Learning cardiac activation and repolarization times with operator learning
Edoardo Centofanti, Giovanni Ziarelli, Nicola Parolini, Simone Scacchi, Marco Verani, Luca Franco Pavarino
TL;DR
The study tackles the computational burden of cardiac electrophysiology by learning surrogate operators that map an applied stimulus to activation and repolarization time fields using Fourier Neural Operators (FNO) and Kernel Operator Learning (KOL). It evaluates these methods on 2D domains, 3D slabs, and a physiologic left-ventricle geometry, with data generated from Monodomain solves, comparing accuracy, training time, and inference speed. Results show that both approaches achieve sub-percent relative errors, with KOL generally outperforming FNO in accuracy and training time, especially on 3D unstructured meshes, while FNO offers faster per-query inference and can be extended to irregular geometries.
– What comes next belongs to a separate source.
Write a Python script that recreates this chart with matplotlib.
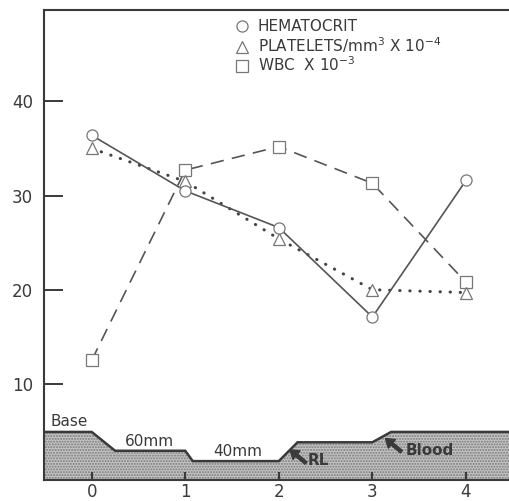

These surrogates have strong potential to accelerate patient-specific simulations and facilitate clinical integration of rapid EP analyses, including cases where no PDE analog exists for the target map (repolarization).
Abstract
Solving partial or ordinary differential equation models in cardiac electrophysiology is a computationally demanding task, particularly when high-resolution meshes are required to capture the complex dynamics of the heart. Moreover, in clinical applications, it is essential to employ computational tools that provide only relevant information, ensuring clarity and ease of interpretation. In this work, we exploit two recently proposed operator learning approaches, namely Fourier Neural Operators (FNO) and Kernel Operator Learning (KOL), to learn the operator mapping the applied stimulus in the physical domain into the activation and repolarization time distributions. These data-driven methods are evaluated on synthetic 2D and 3D domains, as well as on a physiologically realistic left ventricle geometry. Notably, while the learned map between the applied current and activation time has its modelling counterpart in the Eikonal model, no equivalent partial differential equation (PDE) model is known for the map between the applied current and repolarization time. Our results demonstrate that both FNO and KOL approaches are robust to hyperparameter choices and computationally efficient compared to traditional PDE-based Monodomain models. These findings highlight the potential use of these surrogate operators to accelerate cardiac simulations and facilitate their clinical integration.